Earlier today, David Marcus (The current President of Paypal) tweeted:
…for a host of regulatory issues. But we treat BTC and any FX txn the same way. We’re believers in BTC though.
Now, when we here at CCN first reported on this happenstance, we were emphasizing David Marcus stating that Paypal is a believer in Bitcoin. I want to take a quick second later to dictate exactly what Paypal being a believer in Bitcoin means (hint, don’t get your hopes up).
Yesterday, a redditor posted a picture of an email that he had received from Paypal support’s international team. This post understandably made it to the front of /r/Bitcoin and clearly garnered a lot of publicity. Within 24 hours, it seems that Paypal got back to the same redditor with an updated email. This was followed by the afore-mentioned tweets from Paypal’s President himself.
Initially, Paypal’s stance had been that selling of Bitcoin or Litecoin mining ASICs, or machines in general, was in violation of their Terms of Service. Many cynical onlookers have wondered if this meant that Paypal was banning the sale of video cards or multi-use FPGAs.
Only after threatened legal action and facing incredibly negative publicity on Reddit, did Paypal (their President no less) respond adequately. They have clarified their Terms of Service that Bitcoin mining ASICs are actually allowed to be sold via Paypal, and by extension eBay. However, Bitcoin sales, the same as Euro sales, are disallowed by Paypal.

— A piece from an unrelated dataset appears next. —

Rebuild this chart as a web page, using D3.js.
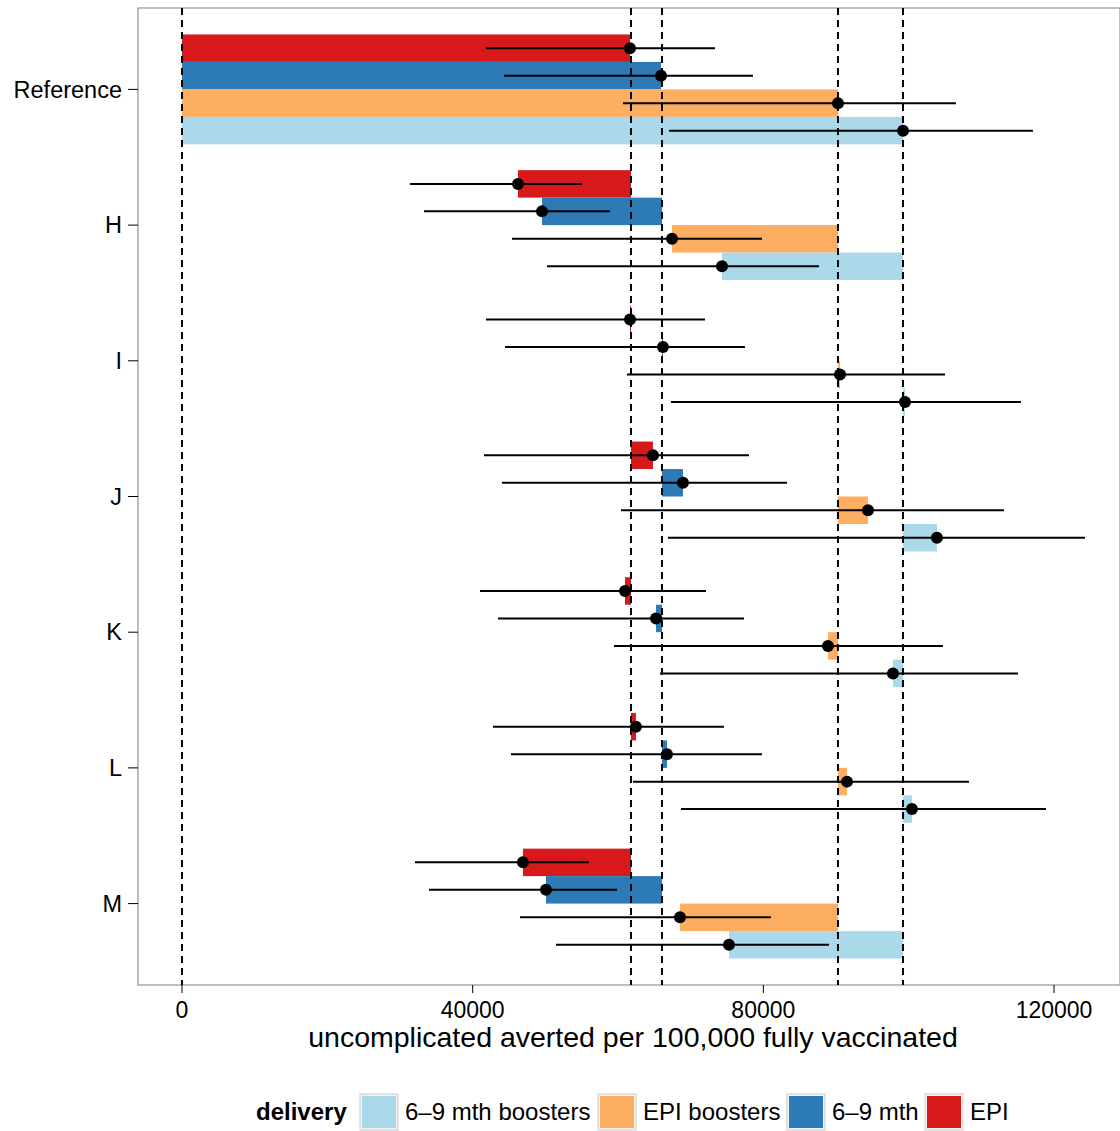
<!DOCTYPE html>
<html><head><meta charset="utf-8">
<script src="https://cdn.jsdelivr.net/npm/d3@7"></script>
<style>body{margin:0;background:#fff}text{font-family:"Liberation Sans",Arial,sans-serif}</style>
</head><body><svg id="c" width="1120" height="1131"></svg>
<script>
const categories=["Reference","H","I","J","K","L","M"];
const series=["EPI","6\u20139 mth","EPI boosters","6\u20139 mth boosters"];
const colors=["#d7191c","#2c7bb6","#fdae61","#abd9e9"];
const refValues=[61790,66050,90270,99220];
const points=[[61650,65920,90270,99220],[46240,49540,67430,74310],[61650,66190,90550,99490],[64810,68940,94400,103890],[60960,65230,88890,97840],[62470,66740,91510,100450],[46920,50090,68530,75270]];
const lows=[[41830,44310,60690,67020],[31370,33300,45410,50230],[41830,44450,61240,67290],[41560,44030,60410,66880],[41010,43480,59450,65780],[42800,45270,62060,68670],[32060,33990,46510,51460]];
const highs=[[73350,78570,106500,117100],[55040,58900,79810,87660],[71970,77470,105000,115450],[78020,83250,113110,124260],[72110,77340,104720,115040],[74580,79810,108300,118890],[56000,59860,81050,89030]];
const xTicks=[0,40000,80000,120000];
const legendOrder=[3,2,1,0];

const svg=d3.select("#c");
const L=138,R=1120,T=8,B=985;
const x=d3.scaleLinear().domain([-6055,129080]).range([L,R]);
const y=d3.scaleLinear().domain([-0.6,6.6]).range([T,B]);
const bw=0.81/4;
const sub=(i,j)=>i-0.405+bw*(j+0.5);
svg.append("rect").attr("x",L).attr("y",T).attr("width",R-L).attr("height",B-T).attr("fill","#fff").attr("stroke","#7f7f7f");
const g=svg.append("g");
categories.forEach((c,i)=>{
  series.forEach((s,j)=>{
    const a=i===0?0:refValues[j], b=points[i][j];
    g.append("rect").attr("x",x(Math.min(a,b))).attr("width",Math.abs(x(b)-x(a)))
     .attr("y",y(sub(i,j)-bw/2)).attr("height",y(bw)-y(0)).attr("fill",colors[j]);
  });
});
[0,...refValues].forEach(v=>g.append("line").attr("x1",x(v)).attr("x2",x(v)).attr("y1",T).attr("y2",B)
  .attr("stroke","#000").attr("stroke-width",2).attr("stroke-dasharray","7,5"));
categories.forEach((c,i)=>{
  series.forEach((s,j)=>{
    const yy=y(sub(i,j));
    g.append("line").attr("x1",x(lows[i][j])).attr("x2",x(highs[i][j])).attr("y1",yy).attr("y2",yy).attr("stroke","#000").attr("stroke-width",2);
    g.append("circle").attr("cx",x(points[i][j])).attr("cy",yy).attr("r",6).attr("fill","#000");
  });
});
categories.forEach((c,i)=>{
  svg.append("line").attr("x1",L-10).attr("x2",L).attr("y1",y(i)).attr("y2",y(i)).attr("stroke","#000");
  svg.append("text").attr("x",L-16).attr("y",y(i)).attr("dy","0.35em").attr("text-anchor","end").attr("font-size",23.5).text(c);
});
xTicks.forEach(t=>{
  svg.append("line").attr("x1",x(t)).attr("x2",x(t)).attr("y1",B).attr("y2",B+8).attr("stroke","#000");
  svg.append("text").attr("x",x(t)).attr("y",1018).attr("text-anchor","middle").attr("font-size",23).text(t);
});
svg.append("text").attr("x",633).attr("y",1047).attr("text-anchor","middle").attr("font-size",28.5).text("uncomplicated averted per 100,000 fully vaccinated");
svg.append("text").attr("x",256).attr("y",1120).attr("font-size",24).attr("font-weight","bold").text("delivery");
const lx=[360,598,787,925];
legendOrder.forEach((j,k)=>{
  svg.append("rect").attr("x",lx[k]).attr("y",1094).attr("width",38).attr("height",36).attr("fill","#f2f2f2").attr("stroke","#ccc");
  svg.append("rect").attr("x",lx[k]+2).attr("y",1096).attr("width",34).attr("height",32).attr("fill",colors[j]);
  svg.append("text").attr("x",lx[k]+45).attr("y",1120).attr("font-size",24).text(series[j]);
});
</script></body></html>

Hopefully those with accounts frozen by Paypal due to ASIC traffic will soon have favorable rulings.
A key point here is that David Marcus himself, or an aide/intern/secretary, is actually a normal frequenter of Reddit, and more specifically /r/Bitcoin. This actually isn’t surprising given the number of revealed “celebrity” lurkers on Reddit; furthermore, it is even less surprising given Mr. Marcus’s belief in the longevity of Bitcoin. Redditors really need to be aware that the world is watching…
Onto Paypal’s future use of Bitcoin.
Currently, Paypal has a list of 69 countries that are banned from Paypal’s payment network, as well as several countries that are own their own distinct payment network. The reason for this is the high risk of internet fraud from these locations, which manifests in lack of Visa/Mastercard support as well as generally less trustworthy banks and financial systems.
Paypal’s future use of Bitcoin will be deposit only, at least in the beginning.
Furthermore, it will be targeted at including these high-risk areas. As every reader should know, Bitcoin coming from my friend Sergei in Uzbekistan is just as good as Bitcoin coming from my Coinbase wallet to any Bitcoin-accepting merchant (Ranks that Paypal might join soon). The same cannot be said for our respective credit card information.
That being said, Paypal’s use of Bitcoin for secure and fraud-free deposits from high-risk geographical regions will highlight Bitcoin’s superiority as a medium of exchange. It is not in any way shape or form the full Paypal implementation of Bitcoin that we all want; however, it will benefit Bitcoin and it will come sooner than you think.